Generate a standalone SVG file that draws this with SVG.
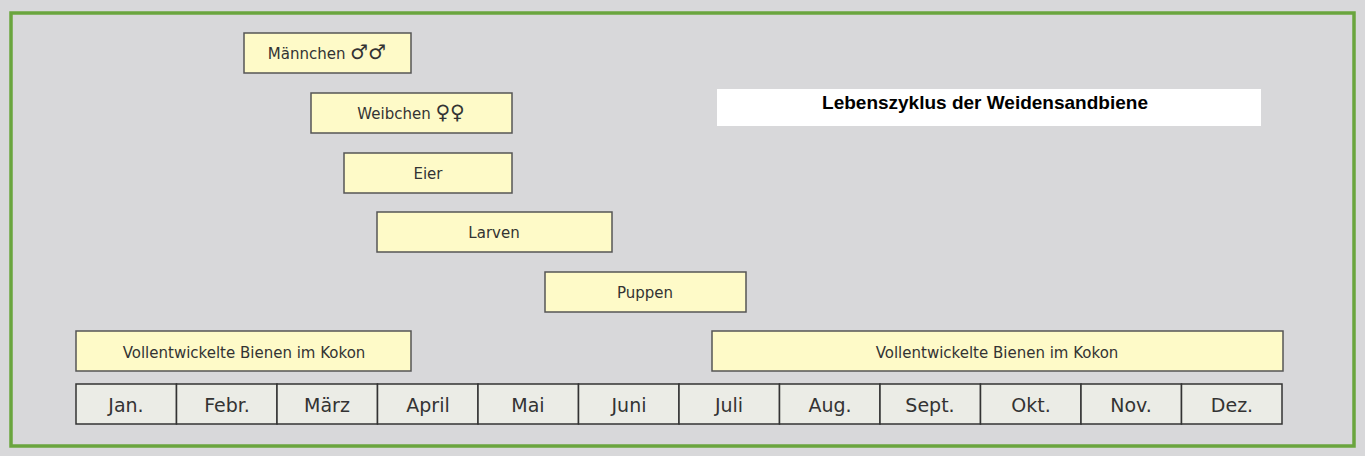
<svg xmlns="http://www.w3.org/2000/svg" width="1365" height="456" viewBox="0 0 1365 456">
<style>
.bar{fill:#fefac8;stroke:#555;stroke-width:1.5}
.m{fill:#ebece6;stroke:#333;stroke-width:1.5}
text{font-family:"DejaVu Sans",sans-serif;fill:#333;text-anchor:middle}
.b{font-size:15px}
.s{font-size:20px}
.mt{font-size:19px}
</style>
<rect width="1365" height="456" fill="#d8d8da"/>
<rect x="11" y="13" width="1343" height="433" fill="none" stroke="#6aa53e" stroke-width="3.5"/>
<g id="title"><rect x="717" y="89" width="544" height="37" fill="#fff"/>
<text x="985" y="109" style="font-family:'Liberation Sans',Arial,sans-serif;font-weight:bold;font-size:19px;fill:#000">Lebenszyklus der Weidensandbiene</text></g>
<g id="maennchen"><rect class="bar" x="244" y="33" width="167" height="40"/><text class="b" x="327" y="59">Männchen <tspan class="s">♂♂</tspan></text></g>
<g id="weibchen"><rect class="bar" x="311" y="93" width="201" height="40"/><text class="b" x="411" y="119">Weibchen <tspan class="s">♀♀</tspan></text></g>
<g id="eier"><rect class="bar" x="344" y="153" width="168" height="40"/><text class="b" x="428" y="179">Eier</text></g>
<g id="larven"><rect class="bar" x="377" y="212" width="235" height="40"/><text class="b" x="494" y="238">Larven</text></g>
<g id="puppen"><rect class="bar" x="545" y="272" width="201" height="40"/><text class="b" x="645" y="298">Puppen</text></g>
<g id="kokon1"><rect class="bar" x="76" y="331" width="335" height="40"/><text class="b" x="244" y="358">Vollentwickelte Bienen im Kokon</text></g>
<g id="kokon2"><rect class="bar" x="712" y="331" width="571" height="40"/><text class="b" x="997" y="358">Vollentwickelte Bienen im Kokon</text></g>
<g id="months">
<rect class="m" x="76" y="384" width="100.5" height="40"/><text class="mt" x="126" y="412">Jan.</text>
<rect class="m" x="176.5" y="384" width="100.5" height="40"/><text class="mt" x="227" y="412">Febr.</text>
<rect class="m" x="277" y="384" width="100.5" height="40"/><text class="mt" x="327" y="412">März</text>
<rect class="m" x="377.5" y="384" width="100.5" height="40"/><text class="mt" x="428" y="412">April</text>
<rect class="m" x="478" y="384" width="100.5" height="40"/><text class="mt" x="528" y="412">Mai</text>
<rect class="m" x="578.5" y="384" width="100.5" height="40"/><text class="mt" x="629" y="412">Juni</text>
<rect class="m" x="679" y="384" width="100.5" height="40"/><text class="mt" x="729" y="412">Juli</text>
<rect class="m" x="779.5" y="384" width="100.5" height="40"/><text class="mt" x="830" y="412">Aug.</text>
<rect class="m" x="880" y="384" width="100.5" height="40"/><text class="mt" x="930" y="412">Sept.</text>
<rect class="m" x="980.5" y="384" width="100.5" height="40"/><text class="mt" x="1031" y="412">Okt.</text>
<rect class="m" x="1081" y="384" width="100.5" height="40"/><text class="mt" x="1131" y="412">Nov.</text>
<rect class="m" x="1181.5" y="384" width="100.5" height="40"/><text class="mt" x="1232" y="412">Dez.</text>
</g>
<g id="connectors"/>
</svg>
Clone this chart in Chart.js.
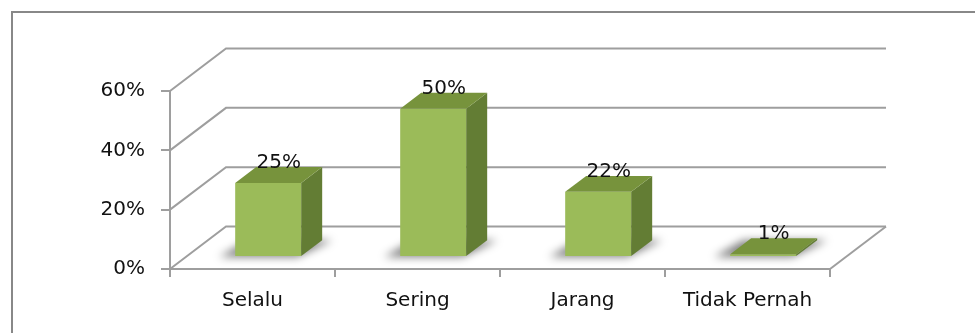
<!DOCTYPE html>
<html><head><meta charset="utf-8">
<script src="https://cdn.jsdelivr.net/npm/chart.js@4.4.1/dist/chart.umd.min.js"></script>
<style>html,body{margin:0;padding:0;background:#fff;} canvas{display:block;}</style>
</head><body>
<canvas id="c" width="975" height="333"></canvas>
<script>
const categories = ['Selalu', 'Sering', 'Jarang', 'Tidak Pernah'];
const values = [25, 50, 22, 1];
const valueLabels = ['25%', '50%', '22%', '1%'];
const yTicks = [0, 20, 40, 60];

const GRID = '#9e9e9e';
const FRONT = '#9BBB59';
const TOP = '#77933C';
const SIDE = '#637D34';
const TEXT = '#111111';
const FONT = '"DejaVu Sans", sans-serif';
const DEPTH = { dx: 56, dy: -42.5 };   // floor depth vector
const BAR_FRONT = 0.28;                // bar front plane, fraction of depth
const BAR_DEPTH = 0.375;               // bar depth, fraction of depth

const threeD = {
  id: 'threeD',
  beforeDraw(chart) {
    const ctx = chart.ctx;
    ctx.save();
    ctx.strokeStyle = '#888888';
    ctx.lineWidth = 2;
    ctx.strokeRect(12, 12, 2000, 2000);
    ctx.restore();
  },
  beforeDatasetsDraw(chart) {
    const { ctx, scales: { x, y }, chartArea: a } = chart;
    ctx.save();
    ctx.strokeStyle = GRID;
    ctx.lineWidth = 2;
    yTicks.forEach(v => {
      const py = y.getPixelForValue(v);
      ctx.beginPath();
      ctx.moveTo(a.left, py);
      ctx.lineTo(a.left + DEPTH.dx, py + DEPTH.dy);
      ctx.lineTo(a.right + DEPTH.dx, py + DEPTH.dy);
      ctx.stroke();
    });
    const p0 = y.getPixelForValue(0);
    ctx.beginPath();
    ctx.moveTo(a.right, p0);
    ctx.lineTo(a.right + DEPTH.dx, p0 + DEPTH.dy);
    ctx.stroke();

    const fx = DEPTH.dx * BAR_FRONT, fy = DEPTH.dy * BAR_FRONT;
    const bx = DEPTH.dx * BAR_DEPTH, by = DEPTH.dy * BAR_DEPTH;
    const meta = chart.getDatasetMeta(0);
    ctx.filter = 'blur(4px)';
    ctx.fillStyle = 'rgba(0,0,0,0.5)';
    meta.data.forEach(bar => {
      const l = bar.x - bar.width / 2 + fx, r = bar.x + bar.width / 2 + fx, b = bar.base + fy;
      ctx.beginPath();
      ctx.moveTo(l - 16, b + 1);
      ctx.lineTo(r - 4, b + 1);
      ctx.lineTo(r + bx + 10, b + by);
      ctx.lineTo(l + bx - 8, b + by);
      ctx.closePath();
      ctx.fill();
    });
    ctx.filter = 'none';
    ctx.restore();
    ctx.save();
    ctx.translate(fx, fy);
  },
  afterDatasetsDraw(chart) {
    const ctx = chart.ctx;
    ctx.restore();
    const fx = DEPTH.dx * BAR_FRONT, fy = DEPTH.dy * BAR_FRONT;
    const bx = DEPTH.dx * BAR_DEPTH, by = DEPTH.dy * BAR_DEPTH;
    const meta = chart.getDatasetMeta(0);
    ctx.save();
    meta.data.forEach((bar, i) => {
      const l = bar.x - bar.width / 2 + fx, r = bar.x + bar.width / 2 + fx;
      const t = bar.y + fy, b = bar.base + fy;
      ctx.fillStyle = SIDE;
      ctx.beginPath();
      ctx.moveTo(r, t); ctx.lineTo(r + bx, t + by); ctx.lineTo(r + bx, b + by); ctx.lineTo(r, b);
      ctx.closePath(); ctx.fill();
      ctx.fillStyle = TOP;
      ctx.beginPath();
      ctx.moveTo(l, t); ctx.lineTo(r, t); ctx.lineTo(r + bx, t + by); ctx.lineTo(l + bx, t + by);
      ctx.closePath(); ctx.fill();
      ctx.fillStyle = TEXT;
      ctx.font = '20px ' + FONT;
      ctx.textAlign = 'center';
      ctx.textBaseline = 'alphabetic';
      ctx.fillText(valueLabels[i], (l + r) / 2 + bx / 2, t + by + 1);
    });
    ctx.restore();
  }
};

new Chart(document.getElementById('c'), {
  type: 'bar',
  data: {
    labels: categories,
    datasets: [{
      data: values,
      backgroundColor: FRONT,
      borderWidth: 0,
      barPercentage: 0.4,
      categoryPercentage: 1.0
    }]
  },
  options: {
    responsive: false,
    animation: false,
    devicePixelRatio: 1,
    layout: { padding: { top: 91, right: 145, bottom: 0, left: 0 } },
    plugins: { legend: { display: false }, tooltip: { enabled: false } },
    scales: {
      x: {
        afterFit: s => { s.height = 64; },
        grid: { offset: true, drawOnChartArea: false, drawTicks: true, tickLength: 8, color: GRID, lineWidth: 2 },
        border: { display: true, color: GRID, width: 2 },
        ticks: { font: { family: FONT, size: 20 }, color: TEXT, padding: 12, maxRotation: 0, autoSkip: false }
      },
      y: {
        min: 0, max: 60,
        afterFit: s => { s.width = 170; },
        afterBuildTicks: s => { s.ticks = yTicks.map(v => ({ value: v })); },
        grid: { drawOnChartArea: false, drawTicks: true, tickLength: 9, color: GRID, lineWidth: 2 },
        border: { display: true, color: GRID, width: 2 },
        ticks: { font: { family: FONT, size: 20 }, color: TEXT, padding: 16, callback: v => v + '%' }
      }
    }
  },
  plugins: [threeD]
});
</script>
</body></html>
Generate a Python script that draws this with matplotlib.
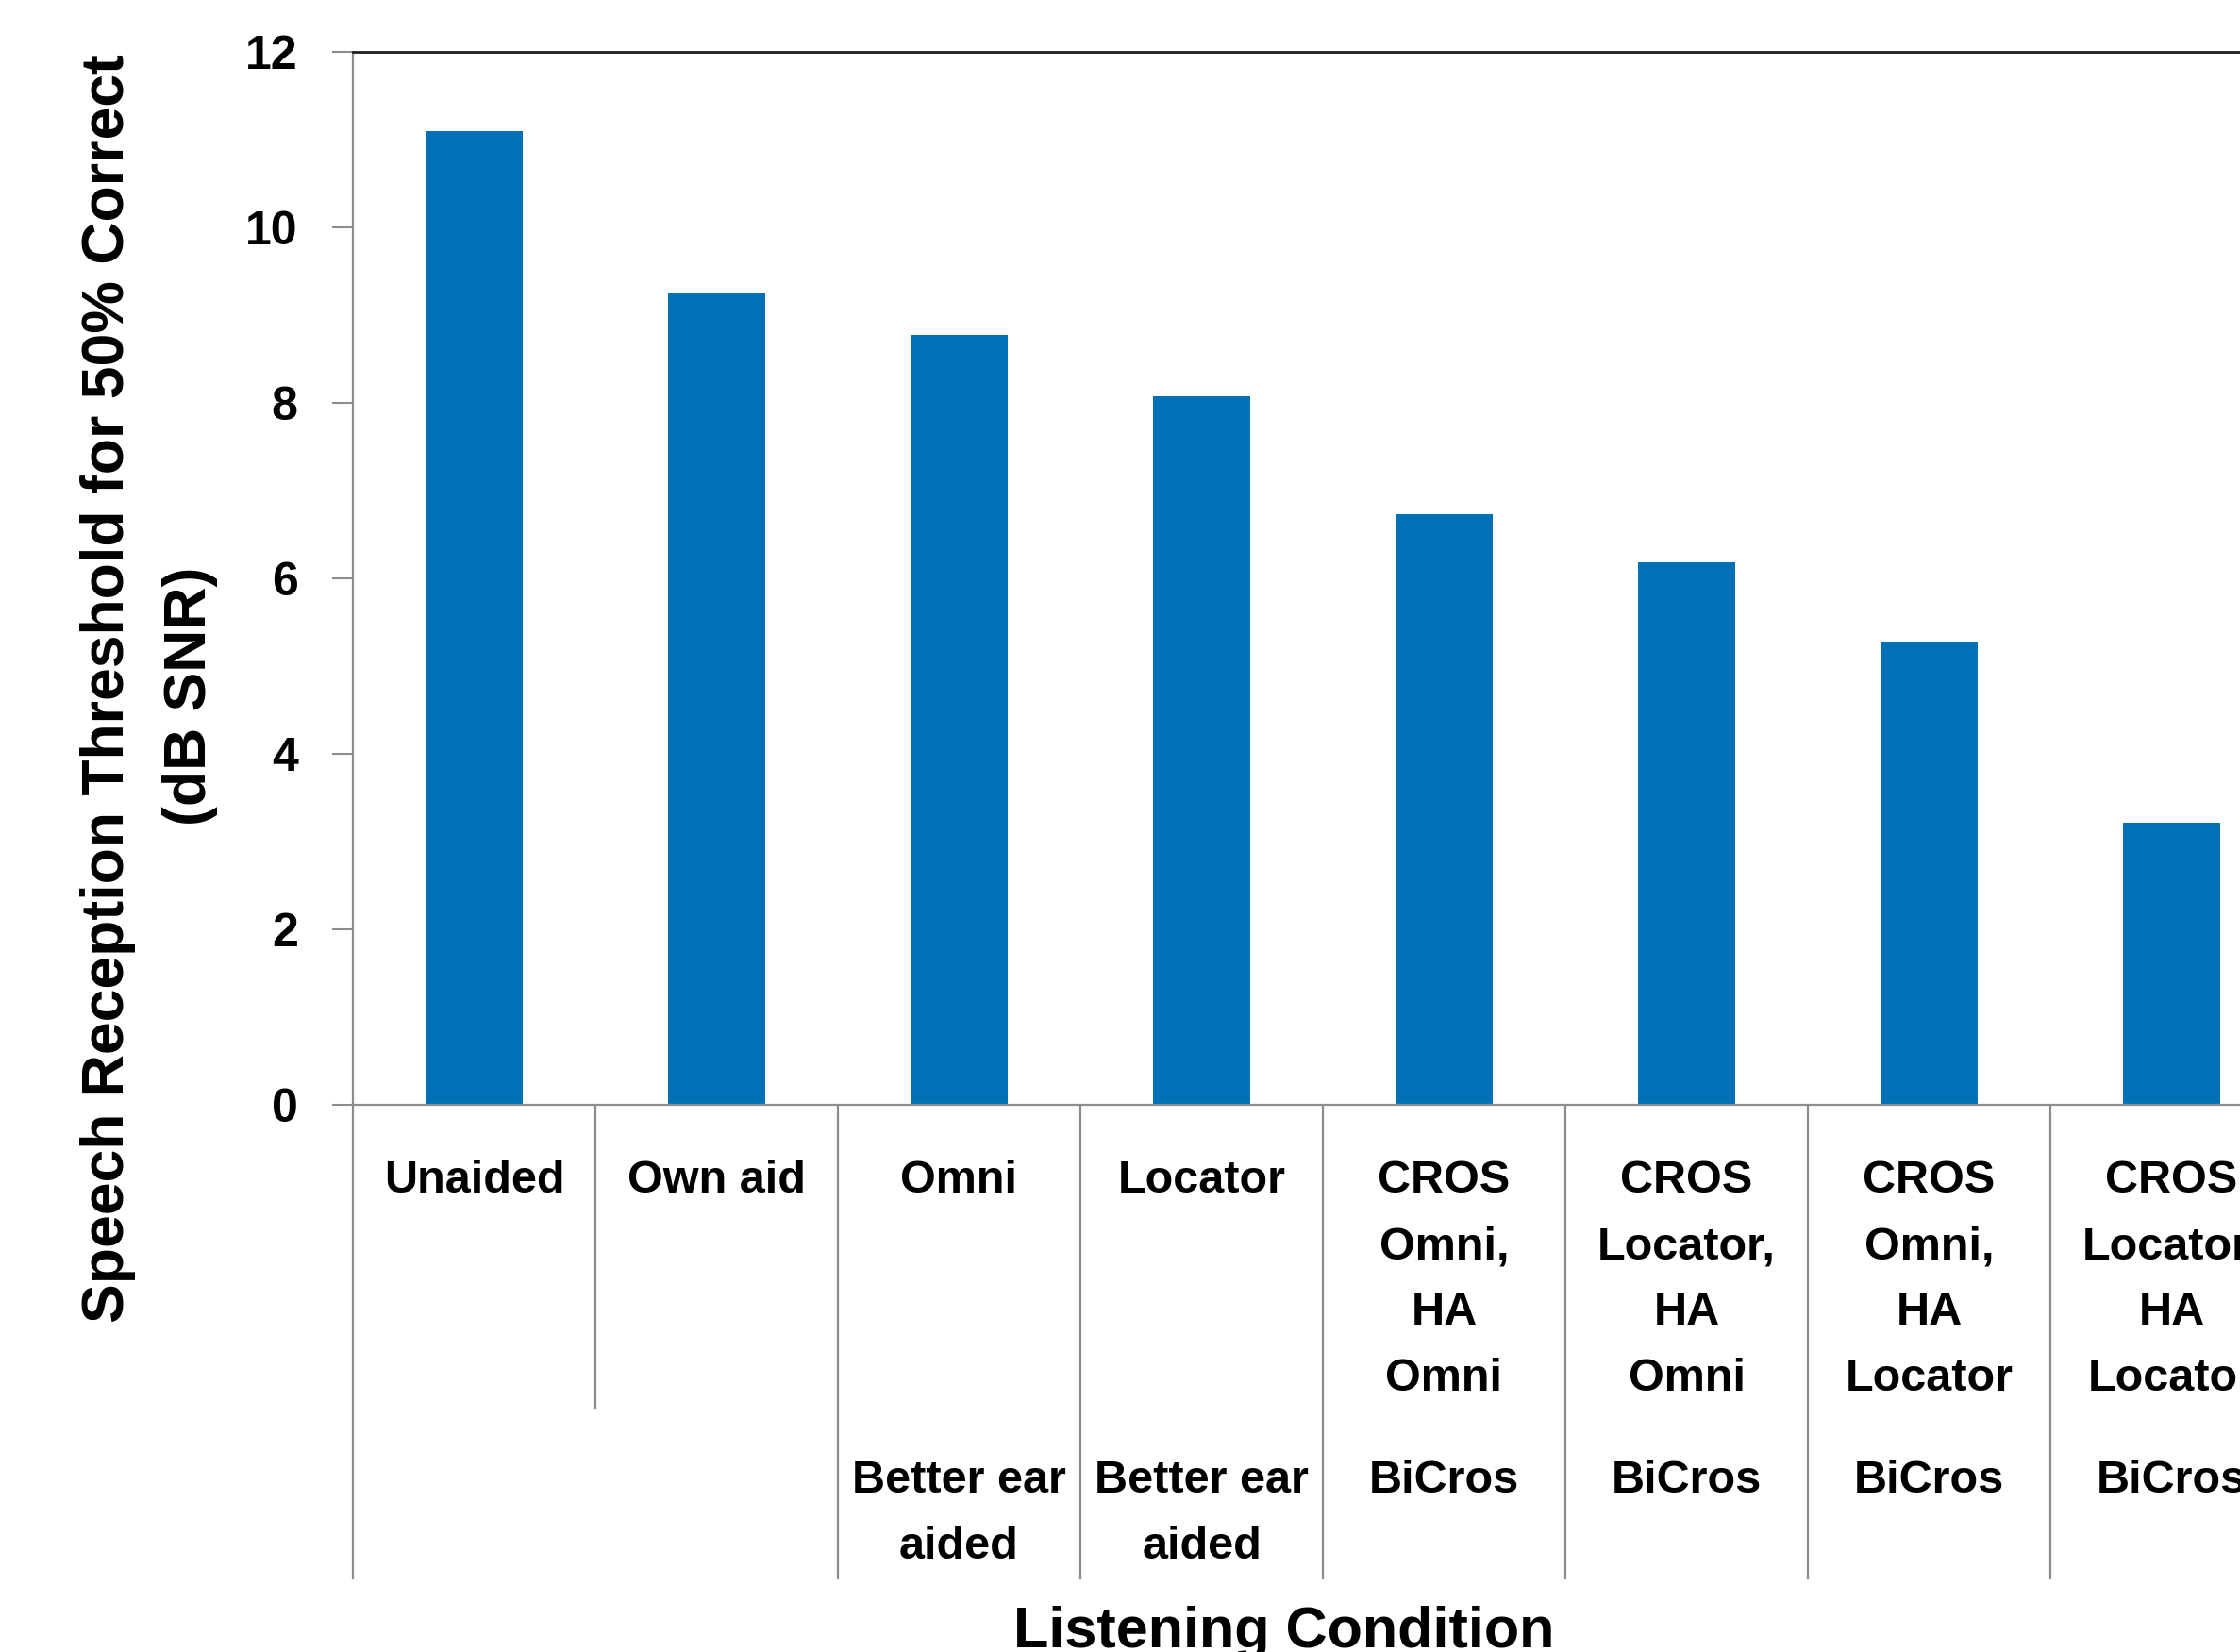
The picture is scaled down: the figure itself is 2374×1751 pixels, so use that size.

Requirement:
Exactly as they stand, quote the lines beginning with the one that contains "Clone this chart in Chart.js." and ending with the one that contains "const yTicks = [0, 20, 40, 60];", with no pictures.

Answer for the task:
Clone this chart in Chart.js.
<!DOCTYPE html>
<html><head><meta charset="utf-8">
<script src="https://cdn.jsdelivr.net/npm/chart.js@4.4.1/dist/chart.umd.min.js"></script>
<style>html,body{margin:0;padding:0;background:#fff;} canvas{display:block;}</style>
</head><body>
<canvas id="c" width="975" height="333"></canvas>
<script>
const categories = ['Selalu', 'Sering', 'Jarang', 'Tidak Pernah'];
const values = [25, 50, 22, 1];
const valueLabels = ['25%', '50%', '22%', '1%'];
const yTicks = [0, 20, 40, 60];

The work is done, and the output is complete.